[PLUG] Creative writing

Jeff Schwaber freyley at gmx.net
Thu Aug 14 00:08:02 UTC 2003


> > > > DMCA
> > > 
> > > I don't think that makes Jeff's point any less valid, however.
> > 
> > no I think DMCA is completely wrong and I think it harms the software
> > industry in this country.
> > 
> > You should be able to disassemble code for any purpose.
> 
> Right.  That's what Jeff was implying the way I read it.

Oh I absolutely think that. I've yet to hear a good argument against it.

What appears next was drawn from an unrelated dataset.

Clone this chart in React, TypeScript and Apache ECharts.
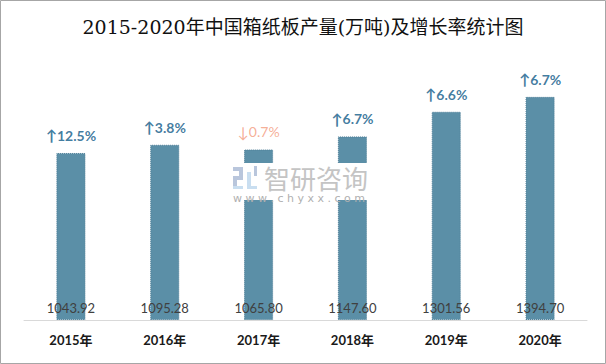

I'm arguing for much much further opening: I think if you sell a
product, you should have access to its workings and specifications in
entirety. I should be able to see (NOT MODIFY/REDISTRIBUTE, just see)
Windows code. In the original form.

If somebody did modify/redistribute it, it'd be immediately obvious
because they'd have to give the code with it. And then it's just
copyright law.

The benefits to this scheme are thus: anyone could read any code and
therefore make interoperable code. I'd know what was in what DLLs in
Windows, so if I wanted to change stuff for my own personal use, I could
(why should this be illegal? If I dub a pop hit with my own voice it's
legal, provided I don't redistribute it. I can sing Cher to my heart's
content on my own tapes.)

And finally: programmers knowing their code would be seen by outside
companies would be shamed into writing cleaner code, and we'd be able to
find security bugs faster and suggest fixes.

It wouldn't be open source. It'd be accountable source. I think I have a
right to know what is in a program that someone sold/gave to me, before
I run it on my machine.

I have a right to nutritional information for food (and ingredients)
before I eat something, and programs harm machines as badly as Olestra.